> _GOAL_
Set the lines down again exactly, first line through the line that contains "const tickLabels = ['3 650', '3 700'];", with no pictures.

•••

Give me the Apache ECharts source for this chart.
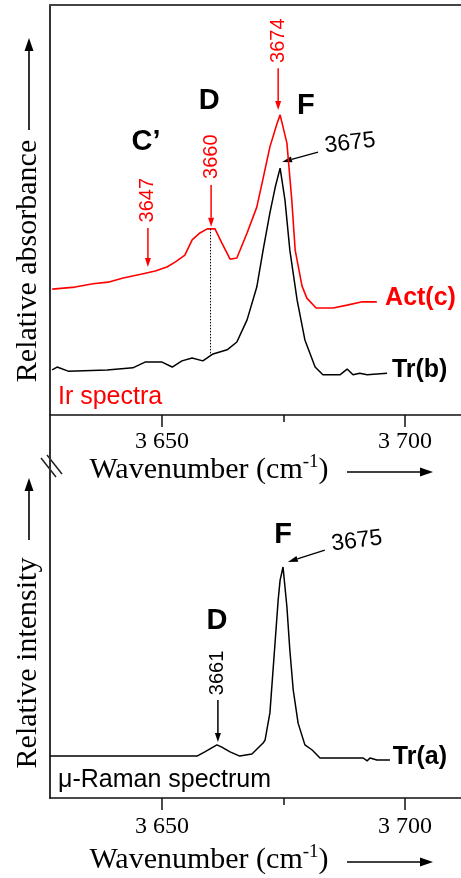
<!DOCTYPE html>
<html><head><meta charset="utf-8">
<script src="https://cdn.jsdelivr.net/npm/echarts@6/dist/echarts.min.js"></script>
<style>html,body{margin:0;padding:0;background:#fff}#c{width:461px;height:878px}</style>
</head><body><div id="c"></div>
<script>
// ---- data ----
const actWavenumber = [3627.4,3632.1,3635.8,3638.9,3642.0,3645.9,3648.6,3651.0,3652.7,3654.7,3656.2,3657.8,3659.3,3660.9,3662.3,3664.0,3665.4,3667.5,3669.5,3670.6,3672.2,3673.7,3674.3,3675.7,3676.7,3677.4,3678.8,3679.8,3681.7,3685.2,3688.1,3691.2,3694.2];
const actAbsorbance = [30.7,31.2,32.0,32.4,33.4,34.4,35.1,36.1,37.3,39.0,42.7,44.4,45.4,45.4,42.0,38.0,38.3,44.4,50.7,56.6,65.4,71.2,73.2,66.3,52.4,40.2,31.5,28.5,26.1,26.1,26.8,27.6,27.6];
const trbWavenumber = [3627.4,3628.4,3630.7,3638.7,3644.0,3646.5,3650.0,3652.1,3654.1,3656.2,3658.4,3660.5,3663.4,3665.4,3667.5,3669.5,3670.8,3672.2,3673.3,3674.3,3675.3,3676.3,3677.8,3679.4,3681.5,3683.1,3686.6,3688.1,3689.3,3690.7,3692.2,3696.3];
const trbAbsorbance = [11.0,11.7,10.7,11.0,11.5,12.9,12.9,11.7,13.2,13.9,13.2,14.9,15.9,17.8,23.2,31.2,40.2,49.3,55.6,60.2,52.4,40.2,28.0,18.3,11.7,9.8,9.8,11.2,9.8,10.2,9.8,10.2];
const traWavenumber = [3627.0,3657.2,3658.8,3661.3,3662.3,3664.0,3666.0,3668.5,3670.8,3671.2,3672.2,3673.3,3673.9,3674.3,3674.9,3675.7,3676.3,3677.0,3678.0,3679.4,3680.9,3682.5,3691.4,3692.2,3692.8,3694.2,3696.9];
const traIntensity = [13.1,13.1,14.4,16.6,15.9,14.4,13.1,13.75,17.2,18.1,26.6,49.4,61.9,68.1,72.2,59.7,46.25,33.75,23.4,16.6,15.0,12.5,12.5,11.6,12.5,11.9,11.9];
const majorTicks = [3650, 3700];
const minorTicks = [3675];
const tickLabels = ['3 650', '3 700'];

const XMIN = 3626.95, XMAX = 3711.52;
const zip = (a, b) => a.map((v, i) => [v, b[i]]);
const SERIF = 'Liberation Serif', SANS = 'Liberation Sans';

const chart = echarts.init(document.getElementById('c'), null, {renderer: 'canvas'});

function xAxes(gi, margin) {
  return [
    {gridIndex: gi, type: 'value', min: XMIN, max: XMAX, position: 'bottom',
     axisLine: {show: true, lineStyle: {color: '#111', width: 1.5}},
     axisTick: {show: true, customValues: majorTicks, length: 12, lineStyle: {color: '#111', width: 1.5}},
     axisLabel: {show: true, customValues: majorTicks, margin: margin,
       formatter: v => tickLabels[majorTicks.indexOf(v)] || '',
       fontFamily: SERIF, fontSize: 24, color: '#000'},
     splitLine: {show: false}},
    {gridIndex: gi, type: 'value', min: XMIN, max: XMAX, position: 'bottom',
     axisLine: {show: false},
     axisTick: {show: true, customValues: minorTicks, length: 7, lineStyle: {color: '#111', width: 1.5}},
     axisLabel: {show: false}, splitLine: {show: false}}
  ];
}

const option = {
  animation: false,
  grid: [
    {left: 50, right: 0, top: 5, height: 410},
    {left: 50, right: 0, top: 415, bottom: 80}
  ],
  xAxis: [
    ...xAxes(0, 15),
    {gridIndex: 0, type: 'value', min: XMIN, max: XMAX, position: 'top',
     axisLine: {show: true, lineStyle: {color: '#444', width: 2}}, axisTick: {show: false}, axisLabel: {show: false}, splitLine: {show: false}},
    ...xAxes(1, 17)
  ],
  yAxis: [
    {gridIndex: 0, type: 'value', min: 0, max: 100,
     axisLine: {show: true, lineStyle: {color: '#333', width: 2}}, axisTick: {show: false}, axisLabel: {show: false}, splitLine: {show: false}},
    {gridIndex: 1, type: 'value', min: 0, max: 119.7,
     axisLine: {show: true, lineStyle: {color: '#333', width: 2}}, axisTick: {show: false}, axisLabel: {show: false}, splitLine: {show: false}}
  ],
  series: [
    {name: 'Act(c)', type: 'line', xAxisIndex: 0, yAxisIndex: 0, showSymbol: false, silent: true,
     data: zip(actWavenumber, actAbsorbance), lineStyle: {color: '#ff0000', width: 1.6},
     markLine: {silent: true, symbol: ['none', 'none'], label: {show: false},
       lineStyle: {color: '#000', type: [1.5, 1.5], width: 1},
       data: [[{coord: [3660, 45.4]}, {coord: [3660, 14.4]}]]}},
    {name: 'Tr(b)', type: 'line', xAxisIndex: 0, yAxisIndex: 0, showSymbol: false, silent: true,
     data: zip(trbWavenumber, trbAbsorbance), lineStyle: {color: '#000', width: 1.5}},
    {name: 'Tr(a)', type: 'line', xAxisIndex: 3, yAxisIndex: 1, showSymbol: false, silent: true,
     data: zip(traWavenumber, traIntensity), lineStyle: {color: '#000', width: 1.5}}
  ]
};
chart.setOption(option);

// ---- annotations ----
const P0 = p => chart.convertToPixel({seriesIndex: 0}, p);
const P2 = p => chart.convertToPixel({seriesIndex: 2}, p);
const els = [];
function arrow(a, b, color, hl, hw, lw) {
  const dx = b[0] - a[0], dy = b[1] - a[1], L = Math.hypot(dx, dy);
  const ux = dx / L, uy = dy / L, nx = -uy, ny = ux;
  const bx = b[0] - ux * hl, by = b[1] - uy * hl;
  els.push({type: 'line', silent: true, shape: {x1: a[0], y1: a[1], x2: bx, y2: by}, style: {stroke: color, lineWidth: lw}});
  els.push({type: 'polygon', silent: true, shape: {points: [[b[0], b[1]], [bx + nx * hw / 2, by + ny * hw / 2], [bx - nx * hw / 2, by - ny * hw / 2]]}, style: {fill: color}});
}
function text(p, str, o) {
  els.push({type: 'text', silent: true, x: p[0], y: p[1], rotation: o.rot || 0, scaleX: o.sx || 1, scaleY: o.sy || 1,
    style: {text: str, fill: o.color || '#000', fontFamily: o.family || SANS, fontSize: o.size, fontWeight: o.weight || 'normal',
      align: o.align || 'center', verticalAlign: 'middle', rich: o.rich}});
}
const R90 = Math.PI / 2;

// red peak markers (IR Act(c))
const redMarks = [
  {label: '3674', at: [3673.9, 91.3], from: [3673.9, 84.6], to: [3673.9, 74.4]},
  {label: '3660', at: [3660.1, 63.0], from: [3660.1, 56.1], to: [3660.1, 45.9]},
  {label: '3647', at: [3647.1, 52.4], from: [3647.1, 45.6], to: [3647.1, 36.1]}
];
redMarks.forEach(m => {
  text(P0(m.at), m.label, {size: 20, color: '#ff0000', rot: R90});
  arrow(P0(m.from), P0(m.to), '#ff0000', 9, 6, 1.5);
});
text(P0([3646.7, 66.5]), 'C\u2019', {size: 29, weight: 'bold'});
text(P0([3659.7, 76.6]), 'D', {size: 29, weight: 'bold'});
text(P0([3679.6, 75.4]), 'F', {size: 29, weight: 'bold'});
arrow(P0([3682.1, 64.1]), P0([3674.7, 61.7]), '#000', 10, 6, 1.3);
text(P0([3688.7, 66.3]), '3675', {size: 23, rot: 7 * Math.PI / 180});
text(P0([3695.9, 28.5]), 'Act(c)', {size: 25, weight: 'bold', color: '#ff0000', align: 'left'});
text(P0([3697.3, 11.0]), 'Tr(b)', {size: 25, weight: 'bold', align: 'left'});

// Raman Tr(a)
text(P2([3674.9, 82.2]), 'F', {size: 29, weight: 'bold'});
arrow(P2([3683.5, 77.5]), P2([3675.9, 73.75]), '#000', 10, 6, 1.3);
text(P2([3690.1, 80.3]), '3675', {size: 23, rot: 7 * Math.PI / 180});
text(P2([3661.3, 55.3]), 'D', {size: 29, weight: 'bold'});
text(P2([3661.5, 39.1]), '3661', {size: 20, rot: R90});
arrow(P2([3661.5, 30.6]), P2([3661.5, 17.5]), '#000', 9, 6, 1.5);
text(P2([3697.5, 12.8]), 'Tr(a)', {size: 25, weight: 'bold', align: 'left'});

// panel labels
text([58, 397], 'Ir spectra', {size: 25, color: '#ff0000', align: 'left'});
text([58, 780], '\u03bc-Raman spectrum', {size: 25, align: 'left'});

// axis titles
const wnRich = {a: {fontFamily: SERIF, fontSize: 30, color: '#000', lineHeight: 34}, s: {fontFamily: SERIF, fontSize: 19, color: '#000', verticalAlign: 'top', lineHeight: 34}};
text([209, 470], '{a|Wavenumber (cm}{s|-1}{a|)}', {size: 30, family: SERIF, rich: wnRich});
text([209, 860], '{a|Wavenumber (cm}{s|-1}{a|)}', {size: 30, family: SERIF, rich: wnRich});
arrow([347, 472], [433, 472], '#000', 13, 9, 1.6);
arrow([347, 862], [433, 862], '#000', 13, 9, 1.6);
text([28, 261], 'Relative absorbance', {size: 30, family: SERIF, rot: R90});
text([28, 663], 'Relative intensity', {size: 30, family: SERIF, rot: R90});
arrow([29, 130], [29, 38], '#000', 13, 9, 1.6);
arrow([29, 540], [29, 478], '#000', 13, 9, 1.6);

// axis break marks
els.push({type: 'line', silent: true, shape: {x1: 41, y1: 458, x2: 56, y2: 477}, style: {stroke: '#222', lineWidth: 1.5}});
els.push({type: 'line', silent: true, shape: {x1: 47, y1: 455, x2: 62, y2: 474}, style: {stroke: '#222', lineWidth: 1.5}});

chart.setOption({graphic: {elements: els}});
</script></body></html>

•••

> _EXERCISE RESULT_
Give me the Apache ECharts source for this chart.
<!DOCTYPE html>
<html><head><meta charset="utf-8">
<script src="https://cdn.jsdelivr.net/npm/echarts@6/dist/echarts.min.js"></script>
<style>html,body{margin:0;padding:0;background:#fff}#c{width:461px;height:878px}</style>
</head><body><div id="c"></div>
<script>
// ---- data ----
const actWavenumber = [3627.4,3632.1,3635.8,3638.9,3642.0,3645.9,3648.6,3651.0,3652.7,3654.7,3656.2,3657.8,3659.3,3660.9,3662.3,3664.0,3665.4,3667.5,3669.5,3670.6,3672.2,3673.7,3674.3,3675.7,3676.7,3677.4,3678.8,3679.8,3681.7,3685.2,3688.1,3691.2,3694.2];
const actAbsorbance = [30.7,31.2,32.0,32.4,33.4,34.4,35.1,36.1,37.3,39.0,42.7,44.4,45.4,45.4,42.0,38.0,38.3,44.4,50.7,56.6,65.4,71.2,73.2,66.3,52.4,40.2,31.5,28.5,26.1,26.1,26.8,27.6,27.6];
const trbWavenumber = [3627.4,3628.4,3630.7,3638.7,3644.0,3646.5,3650.0,3652.1,3654.1,3656.2,3658.4,3660.5,3663.4,3665.4,3667.5,3669.5,3670.8,3672.2,3673.3,3674.3,3675.3,3676.3,3677.8,3679.4,3681.5,3683.1,3686.6,3688.1,3689.3,3690.7,3692.2,3696.3];
const trbAbsorbance = [11.0,11.7,10.7,11.0,11.5,12.9,12.9,11.7,13.2,13.9,13.2,14.9,15.9,17.8,23.2,31.2,40.2,49.3,55.6,60.2,52.4,40.2,28.0,18.3,11.7,9.8,9.8,11.2,9.8,10.2,9.8,10.2];
const traWavenumber = [3627.0,3657.2,3658.8,3661.3,3662.3,3664.0,3666.0,3668.5,3670.8,3671.2,3672.2,3673.3,3673.9,3674.3,3674.9,3675.7,3676.3,3677.0,3678.0,3679.4,3680.9,3682.5,3691.4,3692.2,3692.8,3694.2,3696.9];
const traIntensity = [13.1,13.1,14.4,16.6,15.9,14.4,13.1,13.75,17.2,18.1,26.6,49.4,61.9,68.1,72.2,59.7,46.25,33.75,23.4,16.6,15.0,12.5,12.5,11.6,12.5,11.9,11.9];
const majorTicks = [3650, 3700];
const minorTicks = [3675];
const tickLabels = ['3 650', '3 700'];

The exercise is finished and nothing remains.